Kimi hukukçulara göre “seçmen iradesinin çeşitli menfaatler karşılığında etkilenmesi” hukuka aykırı değildir. Hatta siyasetin olağan halidir. Seçim vaatleri, bu durumun en basit örneğidir. Mevcut iktidar, erken yaşta emeklilik, emeklilere bayram ikramiyesi gibi seçmen iradesini etkileyecek menfaatleri seçimlerden önce vaat etmiş, seçmenin tercihini etkilemiş ve seçimi kazanmış, bu vaatlerini yerine getirmiştir.

Diğer yandan seçimin kazanılmasında seçmen iradesini etkilediği halde yerine getirilmemiş vaatler de söz konusudur. Örneğin mevcut iktidar memuriyete giriş sınavlarında mülakat uygulamasını kaldıracağını vaat etmiş, seçmenin tercihini etkilemiş ve seçimi kazanmış; fakat bu vaadini yerine getirmemiştir. Bu durumda irade sakatlığı hallerinden olan aldatma halinin gerçekleşmiş bulunduğu ve bu nedenle seçimin iptalinin gerektiği söylenebilir mi?

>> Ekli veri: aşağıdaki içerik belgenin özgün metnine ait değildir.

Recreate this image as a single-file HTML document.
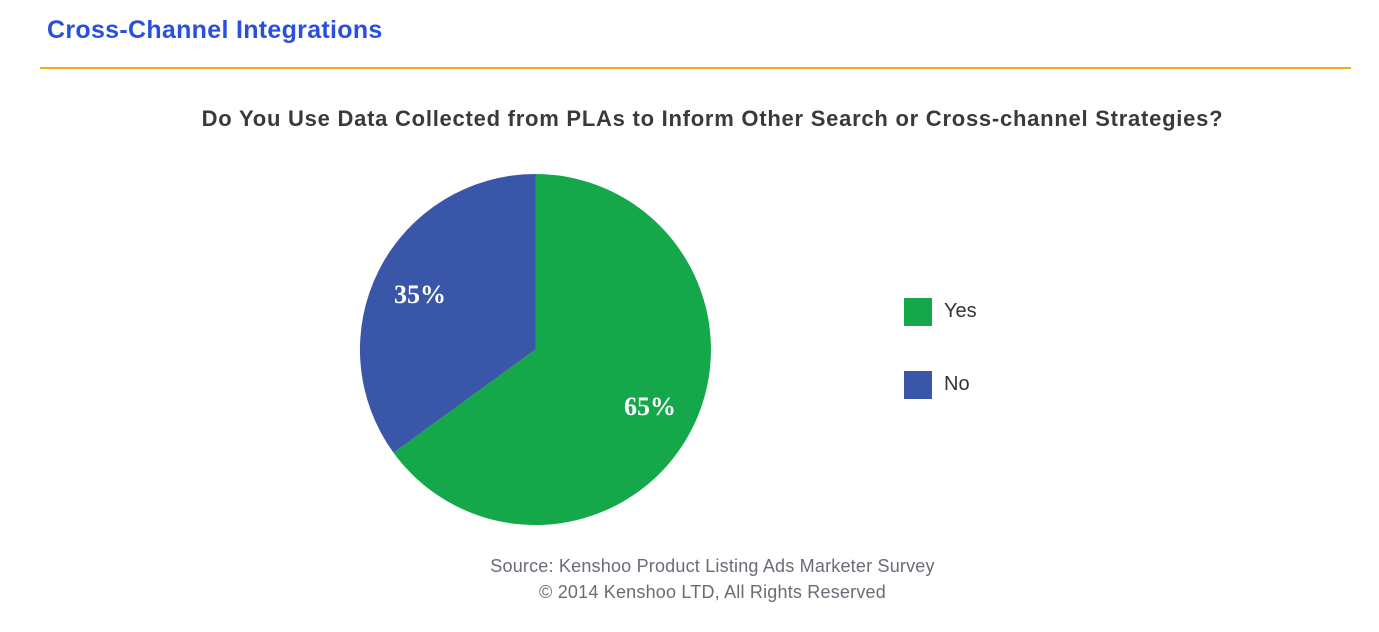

Milletvekili ve Cumhurbaşkanı seçimlerinde, belediye seçimlerinde, muhtarlık seçimlerinde, parti, sendika, dernek, baro vb. tüzel kişilerin seçimlerinde seçmenlere (delegelere) irili ufaklı menfaatlerin temin edilerek seçim sonuçlarının etkilenmesine sayısız örnek verilebilir. Örneğin 2009 yerel seçimlerinde bir büyükşehirdeki AKP yönetiminin her türlü seçim rüşvetini verdiği, bunun gıda ile başladığı, sonra nakit paraya döndüğü, ardından buzdolabı, çamaşır makinesi gibi beyaz eşya dağıtımının yapıldığı, şimdi de altın dağıtarak seçmeni etkilemeye çalıştıkları CHP'li bir milletvekili tarafından iddia edilmiş ve bu konuda bir ses kaydı kamuoyu ile paylaşılmıştır. Şahsi menfaatçilik adeta siyasetin kuralı haline gelmiştir. Rekabet yükseldikçe sağlanan şahsi menfaatler de artmaktadır.

İRADELERİNİN SAKATLANDIĞINI DELEGELER İLERİ SÜRÜYOR

CHP Kurultaylarına ilişkin davalarda delegelere para, iş, cep telefonu gibi menfaatler temin edilerek iradelerinin etkilendiği kabul edilmektedir. Temin edilen bu menfaatlerin seçim kazanmak için dağıtılan buzdolabı veya altından özünde farkı yoktur.

Bir başka konu irade sakatlığı iddiasını kimin ileri sürebileceği konusudur. Eğer bu kavram hukuktaki anlamıyla kullanılacaksa irade sakatlığı iddiasını ancak iradesi sakatlanan kişinin kendisi ileri sürebilir. Yoksa diğer bir kişi “falancanın iradesi sakatlandı” şeklinde bir iddiada bulunamaz. İradesi sakatlanan kişi, daha önce yapmış olduğu işlemi aslında yapmak istemediğini fakat yanılma, aldatma veya korkutma nedeniyle yapmak durumunda kaldığını kendisi ileri sürebilir. Oysa basına yansıdığı kadarıyla CHP kurultaylarına ilişkin davalarda bir kısım delegeler diğer bir kısım delegelerin iradelerinin sakatlandığını ileri sürmektedir.

Sonuç olarak hukuk kuralları çerçevesinde çözülmesi imkânsız bir süreç yaşanmaktadır. Ancak, seksen yıllık çok partili düzenin sonunda siyasi menfaatçilik öyle bir noktaya gelmiştir ki delege pazarları kurulmuş, çare mahkemelerde aranır hale gelmiştir. Türk yargısının siyasi menfaatçilik ile imtihanı bir biçimde sonuçlanacaktır. Ancak Türk siyasetinin şahsi menfaatçilik ile imtihanı sonuçlanmadan geleceğe güvenle bakmamız mümkün değildir.

Peki biz yurttaşlar, Cumhuriyetin ikinci yüz yılında şahsi menfaatlerin değil toplum menfaatinin öne alındığı, siyasi program ve stratejilerin tartışıldığı, rekabetin fikirler ve bu fikirlerin temsilcileri arasında yaşandığı bir siyasî düzeni kurmak için mücadele etmeye hazır mıyız?